Afridi buys Mushfiqur Rahim's bat to raise funds for Covid-19 relief
Dhaka - Former Pakistan captain Shahid Afridi has bought the bat put up for auction by Bangladesh wicket-keeper batsman Mushfiqur Rahim in order to raise funds for the ongoing Covid-19 pandemic. Afridi has bought the bat for $20,000.
Last month, Mushfiqur had put the bat - with which he scored his first double hundred against Sri Lanka at Galle in 2013 - for online sale and had urged people to contribute to the cause so that maximum funds can be generated for the poor.
"Shahid Afridi bought my bat on behalf of his foundation. I feel privileged and honoured that someone like him has joined our great cause," Rahim was quoted as saying by ESPNcricinfo.
Mushfiqur also revealed that they had to suspend the auction following fraud biddings.
"We had to suspend the auction due to some fraud bidders, which was unexpected. Shahid bhai personally contacted me after seeing the news (of my bat put on auction). He sent an offer letter on May 13 that he was interested to buy for USD 20,000, which is almost BDT 16.8 lakh."
The Bangladesh wicketkeeper-batsman also posted a video message from Afridi on his Twitter handle.
"The work you are doing is great. Only real life heros do this. We are going through a tough phase in such times we need the love and support of each other," Afridi said in the video.
"I want to buy your bat on behalf of all of Pakistan. Our prayers are with you.
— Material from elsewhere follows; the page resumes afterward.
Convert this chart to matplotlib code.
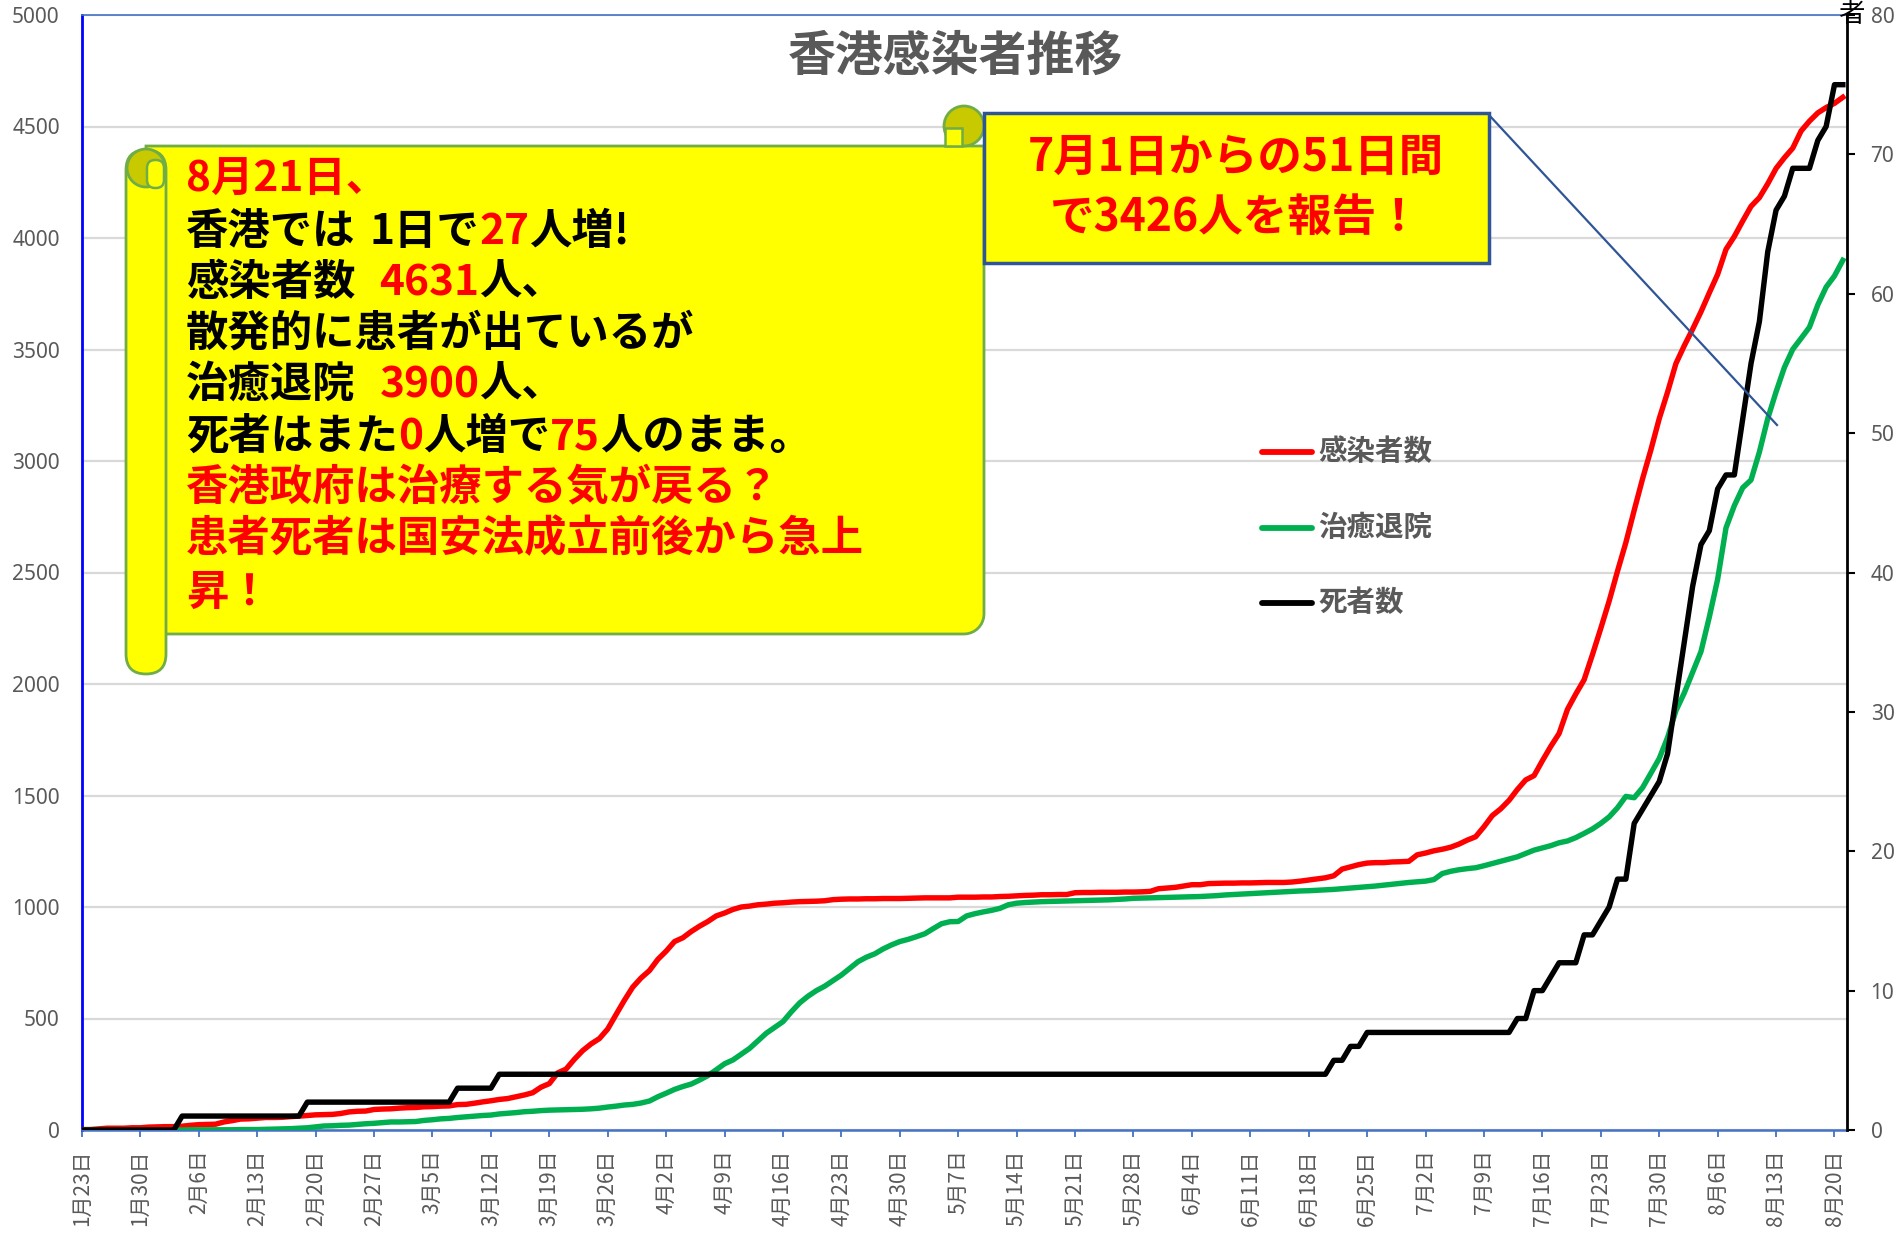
import matplotlib
matplotlib.use('Agg')
import matplotlib.pyplot as plt
from matplotlib.patches import Rectangle, Circle, FancyBboxPatch, Polygon
import numpy as np

plt.rcParams['font.family'] = ['Noto Sans CJK JP', 'DejaVu Sans']

# ---------------- data (daily, 1月23日 .. 8月21日) ----------------
cases_jan = [2, 2, 5, 8, 8, 8, 10, 10, 13]
cases_feb = [14, 15, 15, 17, 21, 24, 25, 26, 36, 42, 49, 50, 53, 56, 56, 57, 60, 62, 65, 68,
             69, 70, 74, 81, 84, 85, 92, 94, 95]
cases_mar = [98, 100, 101, 104, 105, 107, 108, 114, 115, 120, 126, 131, 137, 141, 149, 157, 167,
             192, 208, 256, 273, 317, 356, 386, 410, 453, 518, 582, 641, 682, 715]
cases_apr = [765, 802, 845, 862, 890, 914, 935, 960, 973, 989, 1000, 1004, 1010, 1013, 1017, 1019,
             1022, 1024, 1025, 1026, 1028, 1033, 1035, 1036, 1036, 1037, 1037, 1038, 1038, 1038]
cases_may = [1039, 1040, 1041, 1041, 1041, 1041, 1044, 1044, 1044, 1045, 1045, 1047, 1048, 1050,
             1052, 1053, 1055, 1055, 1056, 1056, 1064, 1065, 1065, 1066, 1066, 1066, 1067, 1067,
             1068, 1070, 1082]
cases_jun = [1085, 1088, 1094, 1100, 1100, 1105, 1106, 1107, 1107, 1108, 1108, 1109, 1110, 1110,
             1110, 1112, 1116, 1121, 1126, 1131, 1140, 1170, 1180, 1190, 1197, 1199, 1199, 1202,
             1203, 1205]
cases_jul = [1234, 1242, 1252, 1259, 1268, 1282, 1300, 1315, 1360, 1410, 1440, 1478, 1527, 1570,
             1589, 1656, 1720, 1778, 1886, 1955, 2019, 2132, 2250, 2372, 2506, 2634, 2779, 2920,
             3050, 3190, 3309]
cases_aug = [3437, 3517, 3591, 3669, 3754, 3837, 3949, 4007, 4076, 4142, 4181, 4243, 4312, 4360,
             4403, 4480, 4524, 4561, 4585, 4604, 4631]

rec_jan = [0, 0, 0, 0, 0, 0, 0, 0, 0]
rec_feb = [0, 0, 0, 0, 1, 1, 1, 1, 1, 1, 2, 2, 2, 3, 4, 5, 6, 8, 10, 14, 18, 19, 21, 22, 25, 28,
           30, 33, 36]
rec_mar = [36, 37, 38, 43, 46, 50, 52, 56, 59, 62, 65, 67, 72, 75, 78, 82, 84, 87, 89, 90, 91, 92,
           93, 95, 98, 103, 107, 112, 115, 121, 130]
rec_apr = [149, 165, 182, 195, 206, 224, 244, 270, 297, 314, 340, 366, 400, 434, 460, 486, 530,
           570, 600, 625, 645, 670, 695, 725, 755, 775, 790, 812, 830, 845]
rec_may = [855, 867, 880, 903, 925, 934, 935, 960, 970, 978, 985, 994, 1010, 1017, 1020, 1022, 1024,
           1025, 1026, 1027, 1028, 1029, 1030, 1031, 1032, 1034, 1036, 1039, 1040, 1041, 1042]
rec_jun = [1043, 1044, 1045, 1046, 1047, 1049, 1051, 1054, 1056, 1058, 1060, 1062, 1064, 1066,
           1068, 1070, 1072, 1073, 1075, 1077, 1079, 1082, 1085, 1088, 1091, 1094, 1098, 1102,
           1106, 1110]
rec_jul = [1113, 1116, 1123, 1150, 1160, 1167, 1172, 1176, 1185, 1195, 1205, 1215, 1225, 1240,
           1255, 1265, 1275, 1288, 1296, 1311, 1330, 1350, 1375, 1404, 1445, 1496, 1490, 1535,
           1600, 1666, 1760]
rec_aug = [1880, 1960, 2052, 2145, 2300, 2470, 2700, 2800, 2880, 2915, 3040, 3190, 3310, 3420,
           3501, 3550, 3600, 3700, 3780, 3830, 3900]

dead_jan = [0, 0, 0, 0, 0, 0, 0, 0, 0]
dead_feb = [0, 0, 0, 1, 1, 1, 1, 1, 1, 1, 1, 1, 1, 1, 1, 1, 1, 1, 2, 2, 2, 2, 2, 2, 2, 2, 2, 2, 2]
dead_mar = [2, 2, 2, 2, 2, 2, 2, 3, 3, 3, 3, 3, 4, 4, 4, 4, 4, 4, 4, 4, 4, 4, 4, 4, 4, 4, 4, 4, 4,
            4, 4]
dead_apr = [4, 4, 4, 4, 4, 4, 4, 4, 4, 4, 4, 4, 4, 4, 4, 4, 4, 4, 4, 4, 4, 4, 4, 4, 4, 4, 4, 4, 4, 4]
dead_may = [4, 4, 4, 4, 4, 4, 4, 4, 4, 4, 4, 4, 4, 4, 4, 4, 4, 4, 4, 4, 4, 4, 4, 4, 4, 4, 4, 4, 4,
            4, 4]
dead_jun = [4, 4, 4, 4, 4, 4, 4, 4, 4, 4, 4, 4, 4, 4, 4, 4, 4, 4, 4, 4, 5, 5, 6, 6, 7, 7, 7, 7, 7, 7]
dead_jul = [7, 7, 7, 7, 7, 7, 7, 7, 7, 7, 7, 7, 8, 8, 10, 10, 11, 12, 12, 12, 14, 14, 15, 16, 18,
            18, 22, 23, 24, 25, 27]
dead_aug = [31, 35, 39, 42, 43, 46, 47, 47, 51, 55, 58, 63, 66, 67, 69, 69, 69, 71, 72, 75, 75]

cases = cases_jan + cases_feb + cases_mar + cases_apr + cases_may + cases_jun + cases_jul + cases_aug
recovered = rec_jan + rec_feb + rec_mar + rec_apr + rec_may + rec_jun + rec_jul + rec_aug
deaths = dead_jan + dead_feb + dead_mar + dead_apr + dead_may + dead_jun + dead_jul + dead_aug

tick_labels = ["1月23日", "1月30日", "2月6日", "2月13日", "2月20日", "2月27日", "3月5日",
               "3月12日", "3月19日", "3月26日", "4月2日", "4月9日", "4月16日", "4月23日",
               "4月30日", "5月7日", "5月14日", "5月21日", "5月28日", "6月4日", "6月11日",
               "6月18日", "6月25日", "7月2日", "7月9日", "7月16日", "7月23日", "7月30日",
               "8月6日", "8月13日", "8月20日"]
series_names = ["感染者数", "治癒退院", "死者数"]

RED = '#FF0000'
GREEN = '#00B050'
BLACK = '#000000'
GRAY = '#595959'

# ---------------- figure ----------------
W, H = 1901, 1234
fig = plt.figure(figsize=(W / 100, H / 100), dpi=100)
fig.patch.set_facecolor('white')

L, R, T, B = 82, 1847, 15, 1130
ax = fig.add_axes([L / W, 1 - B / H, (R - L) / W, (B - T) / H])
x = np.arange(len(cases))
ax.plot(x, cases, color=RED, lw=3.9, solid_joinstyle='round', zorder=3)
ax.plot(x, recovered, color=GREEN, lw=3.9, solid_joinstyle='round', zorder=3)
ax.set_xlim(0, 211.5)
ax.set_ylim(0, 5000)
ax.set_yticks(range(0, 5001, 500))
ax.yaxis.grid(True, color='#D9D9D9', lw=1.6)
ax.set_axisbelow(True)
ax.set_xticks(range(0, 211, 7))
ax.set_xticklabels(tick_labels, rotation=90, fontsize=15, color=GRAY,
                   family=['Noto Sans CJK JP', 'DejaVu Sans'])
ax.tick_params(axis='x', direction='out', length=5, width=1.3, color='#4472C4', pad=9)
ax.tick_params(axis='y', length=0, pad=16, labelsize=15, labelcolor=GRAY)
for lab in ax.get_yticklabels():
    lab.set_family('Noto Sans')
ax.spines['left'].set_color('#0000FF')
ax.spines['left'].set_linewidth(2)
ax.spines['bottom'].set_color('#4472C4')
ax.spines['bottom'].set_linewidth(1.8)
ax.spines['top'].set_color('#4472C4')
ax.spines['top'].set_linewidth(1.2)
ax.spines['right'].set_visible(False)

ax2 = ax.twinx()
ax2.plot(x, deaths, color=BLACK, lw=3.9, solid_joinstyle='round', zorder=3)
ax2.set_ylim(0, 80)
ax2.set_yticks(range(0, 81, 10))
ax2.tick_params(axis='y', direction='out', length=6, width=1.5, color='black', pad=11,
                labelsize=15, labelcolor=GRAY)
for lab in ax2.get_yticklabels():
    lab.set_family('Noto Sans')
for s in ['left', 'top', 'bottom']:
    ax2.spines[s].set_visible(False)
ax2.spines['right'].set_color('black')
ax2.spines['right'].set_linewidth(2)

# ---------------- overlay (pixel coordinates, y downward) ----------------
ov = fig.add_axes([0, 0, 1, 1])
ov.set_xlim(0, W)
ov.set_ylim(H, 0)
ov.axis('off')
ov.set_zorder(10)

YEL = '#FFFF00'
SCR_EDGE = '#70AD47'
CURL = '#C9C900'

# title
ov.text(955, 56, "香港感染者推移", ha='center', va='center', fontsize=34.5,
        weight='bold', color=GRAY)

# legend
leg_colors = [RED, GREEN, BLACK]
leg_y = [452, 528, 603]
for name, c, yy in zip(series_names, leg_colors, leg_y):
    ov.plot([1262, 1312], [yy, yy], color=c, lw=4.2, solid_capstyle='round')
    ov.text(1318, yy, name, ha='left', va='center', fontsize=20.5, weight='bold', color=GRAY)

# scroll body
arc = np.linspace(0, np.pi / 2, 10)
body = [(146, 146), (984, 146), (984, 614)]
body += [(964 + 20 * np.cos(a), 614 + 20 * np.sin(a)) for a in arc]
body += [(146, 634)]
ov.add_patch(Polygon(body, closed=True, facecolor=YEL, edgecolor=SCR_EDGE, lw=2, zorder=1))
# top-right curl
ov.add_patch(Circle((964, 126), 20, facecolor=CURL, edgecolor=SCR_EDGE, lw=2, zorder=2))
ov.add_patch(Rectangle((945, 128), 17, 18, facecolor=YEL, edgecolor=SCR_EDGE, lw=1.8, zorder=3))
# left roll
ov.add_patch(FancyBboxPatch((126, 150), 40, 524, boxstyle="round,pad=0,rounding_size=20",
                            facecolor=YEL, edgecolor=SCR_EDGE, lw=2, zorder=2))
ov.add_patch(Circle((146, 168), 19, facecolor=CURL, edgecolor=SCR_EDGE, lw=2, zorder=3))
ov.add_patch(FancyBboxPatch((147, 160), 17, 28, boxstyle="round,pad=0,rounding_size=8",
                            facecolor=YEL, edgecolor=SCR_EDGE, lw=1.8, zorder=4))

# scroll text
renderer = fig.canvas.get_renderer()
FS = 30.5


def rich_line(x0, y0, parts, fs=FS):
    xx = x0
    for p in parts:
        if p[0] is None:
            xx += p[1]
            continue
        t = ov.text(xx, y0, p[0], color=p[1], fontsize=fs, weight='bold',
                    ha='left', va='center', zorder=6)
        bb = t.get_window_extent(renderer=renderer)
        xx += bb.width


lines = [
    (180, [("8月21日、", RED)]),
    (232, [("香港では", BLACK), (None, 14), ("1日で", BLACK), ("27", RED), ("人増!", BLACK)]),
    (283, [("感染者数", BLACK), (None, 24), ("4631", RED), ("人、", BLACK)]),
    (334, [("散発的に患者が出ているが", BLACK)]),
    (385, [("治癒退院", BLACK), (None, 24), ("3900", RED), ("人、", BLACK)]),
    (437, [("死者はまた", BLACK), ("0", RED), ("人増で", BLACK), ("75", RED),
           ("人のまま。", BLACK)]),
    (488, [("香港政府は治療する気が戻る？", RED)]),
    (539, [("患者死者は国安法成立前後から急上", RED)]),
    (593, [("昇！", RED)]),
]
for yy, parts in lines:
    rich_line(186, yy, parts)

# right box
ov.add_patch(Rectangle((984, 113), 505, 150, facecolor=YEL, edgecolor='#2F5597', lw=2.5, zorder=5))
ov.text(1236, 158, "7月1日からの51日間", ha='center', va='center', fontsize=32,
        weight='bold', color=RED, zorder=6)
ov.text(1236, 218, "で3426人を報告！", ha='center', va='center', fontsize=32,
        weight='bold', color=RED, zorder=6)
ov.plot([1489, 1777], [115, 425], color='#2F5597', lw=1.6, zorder=4)

# right-axis title (mostly hidden at the top edge in the original)
ov.text(1851, 14, "者", ha='center', va='center', fontsize=19, color='black')

fig.savefig('out.png', dpi=100)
Hopefully we will again meet on the cricket ground once this is over," he added.
England batsman Jos Butter had earlier raised more than 65,000 pounds for two London-based hospitals by auctioning the shirt which he wore in the 2019 World Cup final.
Legendary Pakistan bowler Wasim Akram also auctioned a bat and ball signed by him to raise funds for a charity.
Royal Challengers Bangalore teammates Virat Kohli and AB de Villiers have also announced they were giving away items from their historic 226-run stand against Gujarat Lions for auction as the entire world fights against COVDI-19 pandemic which has so far claimed more than 3 lakh lives globally.